A mid-year payroll compliance audit should cover:
- Confirm that all benefit deductions in payroll match the elections on file from open enrollment
- Verify that employer HSA contributions are being reported through payroll, not just deposited directly to the account
- Review any employees who have worked in multiple states and confirm that state withholding reflects actual work locations
- Check that any fringe benefits provided year-to-date have been added to taxable wages appropriately
- Confirm that all new hires have valid Social Security numbers on file and that they match payroll records
For businesses using a professional employer organization, these reconciliations are typically handled as part of the payroll compliance service. For businesses managing payroll internally or through a basic payroll software subscription, the mid-year audit is usually a manual process that falls to whoever owns payroll, which is often someone who also has a different primary job.
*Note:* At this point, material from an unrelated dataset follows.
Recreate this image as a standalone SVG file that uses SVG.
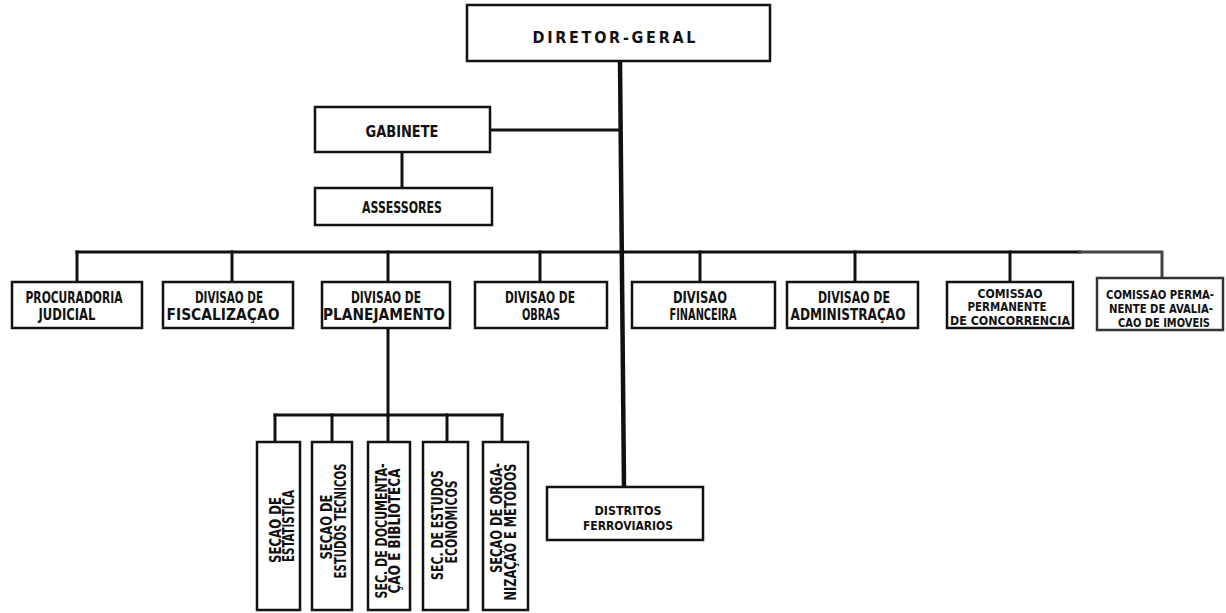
<svg xmlns="http://www.w3.org/2000/svg" width="1226" height="613" viewBox="0 0 1226 613">
  <style>
    .box { fill: #fff; stroke: #111; stroke-width: 2.5; }
    .ln { fill: none; stroke: #111; stroke-width: 3; stroke-linecap: square; }
    .trunk { fill: none; stroke: #111; stroke-width: 4.5; }
    text { font-family: "Liberation Sans Narrow", "DejaVu Sans Condensed", "Liberation Sans", sans-serif; font-stretch: condensed; font-weight: bold; fill: #111; text-anchor: middle; }
    .t14 { font-size: 15.5px; }
    .t13 { font-size: 13px; }
    .t12 { font-size: 12.5px; }
    .t15 { font-size: 16px; }
    .tv { font-size: 15.5px; }
  </style>
  <rect width="1226" height="613" fill="#fff"/>

  <!-- connectors -->
  <g id="connectors">
    <line class="trunk" x1="620" y1="61" x2="624" y2="487"/>
    <line class="ln" x1="490" y1="130" x2="620" y2="130"/>
    <line class="ln" x1="402" y1="152" x2="402" y2="188"/>
    <line class="ln" x1="77" y1="252" x2="1080" y2="252"/>
    <polyline class="ln" style="stroke:#444" points="1080,252 1162,252 1162,278"/>
    <line class="ln" x1="77" y1="252" x2="77" y2="282"/>
    <line class="ln" x1="232" y1="252" x2="232" y2="282"/>
    <line class="ln" x1="388" y1="252" x2="388" y2="282"/>
    <line class="ln" x1="540" y1="252" x2="540" y2="282"/>
    <line class="ln" x1="700" y1="252" x2="700" y2="282"/>
    <line class="ln" x1="855" y1="252" x2="855" y2="282"/>
    <line class="ln" x1="1010" y1="252" x2="1010" y2="282"/>
    <line class="ln" x1="388" y1="328" x2="388" y2="415"/>
    <line class="ln" x1="275" y1="415" x2="502" y2="415"/>
    <line class="ln" x1="275" y1="415" x2="275" y2="442"/>
    <line class="ln" x1="332" y1="415" x2="332" y2="442"/>
    <line class="ln" x1="388" y1="415" x2="388" y2="442"/>
    <line class="ln" x1="447" y1="415" x2="447" y2="442"/>
    <line class="ln" x1="502" y1="415" x2="502" y2="442"/>
  </g>

  <g id="diretor-geral">
    <rect class="box" x="467" y="5" width="303" height="56"/>
    <text class="t15" x="614" y="43" textLength="163" lengthAdjust="spacing">DIRETOR-GERAL</text>
  </g>

  <g id="gabinete">
    <rect class="box" x="315" y="107" width="175" height="45"/>
    <text class="t15" x="402" y="137" textLength="73" lengthAdjust="spacingAndGlyphs">GABINETE</text>
  </g>

  <g id="assessores">
    <rect class="box" x="315" y="188" width="177" height="37"/>
    <text class="t14" x="402" y="213" textLength="80" lengthAdjust="spacingAndGlyphs">ASSESSORES</text>
  </g>

  <g id="procuradoria">
    <rect class="box" x="12" y="282" width="130" height="46"/>
    <text class="t14" x="74" y="303" textLength="97" lengthAdjust="spacingAndGlyphs">PROCURADORIA</text>
    <text class="t14" x="67" y="320" textLength="57" lengthAdjust="spacingAndGlyphs">JUDICIAL</text>
  </g>

  <g id="fiscalizacao">
    <rect class="box" x="163" y="282" width="130" height="46"/>
    <text class="t14" x="229" y="303" textLength="68" lengthAdjust="spacingAndGlyphs">DIVISAO DE</text>
    <text class="t14" x="223" y="320" textLength="113" lengthAdjust="spacingAndGlyphs">FISCALIZAÇAO</text>
  </g>

  <g id="planejamento">
    <rect class="box" x="322" y="282" width="128" height="46"/>
    <text class="t14" x="386" y="303" textLength="70" lengthAdjust="spacingAndGlyphs">DIVISAO DE</text>
    <text class="t14" x="384" y="320" textLength="122" lengthAdjust="spacingAndGlyphs">PLANEJAMENTO</text>
  </g>

  <g id="obras">
    <rect class="box" x="475" y="282" width="132" height="46"/>
    <text class="t14" x="540" y="303" textLength="70" lengthAdjust="spacingAndGlyphs">DIVISAO DE</text>
    <text class="t14" x="541" y="320" textLength="38" lengthAdjust="spacingAndGlyphs">OBRAS</text>
  </g>

  <g id="financeira">
    <rect class="box" x="632" y="282" width="143" height="46"/>
    <text class="t14" x="700" y="303" textLength="54" lengthAdjust="spacingAndGlyphs">DIVISAO</text>
    <text class="t14" x="703" y="320" textLength="67" lengthAdjust="spacingAndGlyphs">FINANCEIRA</text>
  </g>

  <g id="administracao">
    <rect class="box" x="787" y="282" width="131" height="46"/>
    <text class="t14" x="854" y="303" textLength="72" lengthAdjust="spacingAndGlyphs">DIVISAO DE</text>
    <text class="t14" x="848" y="320" textLength="115" lengthAdjust="spacingAndGlyphs">ADMINISTRAÇAO</text>
  </g>

  <g id="comissao-concorrencia">
    <rect class="box" x="947" y="282" width="126" height="46"/>
    <text class="t13" x="1010" y="298" textLength="65" lengthAdjust="spacingAndGlyphs">COMISSAO</text>
    <text class="t13" x="1007" y="311" textLength="79" lengthAdjust="spacingAndGlyphs">PERMANENTE</text>
    <text class="t13" x="1010" y="325" textLength="120" lengthAdjust="spacingAndGlyphs">DE CONCORRENCIA</text>
  </g>

  <g id="comissao-imoveis">
    <rect class="box" x="1097" y="278" width="126" height="52" style="stroke:#333"/>
    <text class="t12" x="1160" y="299" textLength="108" lengthAdjust="spacingAndGlyphs">COMISSAO PERMA-</text>
    <text class="t12" x="1161" y="313" textLength="104" lengthAdjust="spacingAndGlyphs">NENTE DE AVALIA-</text>
    <text class="t12" x="1164" y="327" textLength="92" lengthAdjust="spacingAndGlyphs">CAO DE IMOVEIS</text>
  </g>

  <g id="distritos">
    <rect class="box" x="547" y="487" width="156" height="53"/>
    <text class="t13" x="628" y="515" textLength="67" lengthAdjust="spacingAndGlyphs">DISTRITOS</text>
    <text class="t13" x="628" y="530" textLength="90" lengthAdjust="spacingAndGlyphs">FERROVIARIOS</text>
  </g>

  <g id="secao-estatistica">
    <rect class="box" x="257" y="442" width="43" height="168"/>
    <text class="tv" transform="translate(281,530) rotate(-90)" textLength="66" lengthAdjust="spacingAndGlyphs">SEÇAO  DE</text>
    <text class="tv" transform="translate(294,526) rotate(-90)" textLength="72" lengthAdjust="spacingAndGlyphs">ESTATISTICA</text>
  </g>

  <g id="secao-estudos-tecnicos">
    <rect class="box" x="312" y="442" width="40" height="168"/>
    <text class="tv" transform="translate(332,527) rotate(-90)" textLength="65" lengthAdjust="spacingAndGlyphs">SEÇAO  DE</text>
    <text class="tv" transform="translate(346,521) rotate(-90)" textLength="115" lengthAdjust="spacingAndGlyphs">ESTUDOS TECNICOS</text>
  </g>

  <g id="secao-documentacao">
    <rect class="box" x="368" y="442" width="42" height="168"/>
    <text class="tv" transform="translate(387,531) rotate(-90)" textLength="135" lengthAdjust="spacingAndGlyphs">SEC. DE DOCUMENTA-</text>
    <text class="tv" transform="translate(400,531) rotate(-90)" textLength="125" lengthAdjust="spacingAndGlyphs">ÇAO E BIBLIOTECA</text>
  </g>

  <g id="secao-estudos-economicos">
    <rect class="box" x="423" y="442" width="45" height="168"/>
    <text class="tv" transform="translate(443,525) rotate(-90)" textLength="110" lengthAdjust="spacingAndGlyphs">SEC. DE ESTUDOS</text>
    <text class="tv" transform="translate(457,522) rotate(-90)" textLength="83" lengthAdjust="spacingAndGlyphs">ECONOMICOS</text>
  </g>

  <g id="secao-organizacao">
    <rect class="box" x="483" y="442" width="45" height="168"/>
    <text class="tv" transform="translate(502,518) rotate(-90)" textLength="110" lengthAdjust="spacingAndGlyphs">SEÇAO DE ORGA-</text>
    <text class="tv" transform="translate(516,532) rotate(-90)" textLength="137" lengthAdjust="spacingAndGlyphs">NIZAÇAO E METODOS</text>
  </g>
</svg>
HR outsourcing and fractional HR arrangements often include access to payroll compliance expertise that small employers would not otherwise have on staff. The cost of finding a W-2 error in June is a simple correction. The cost of finding it in February, after forms have been distributed and filed, is significantly higher.
This month, pull last year's W-2s and compare Box 12 codes against your current payroll setup, then identify any benefit contributions or fringe benefits being tracked outside of payroll that should be running through it instead.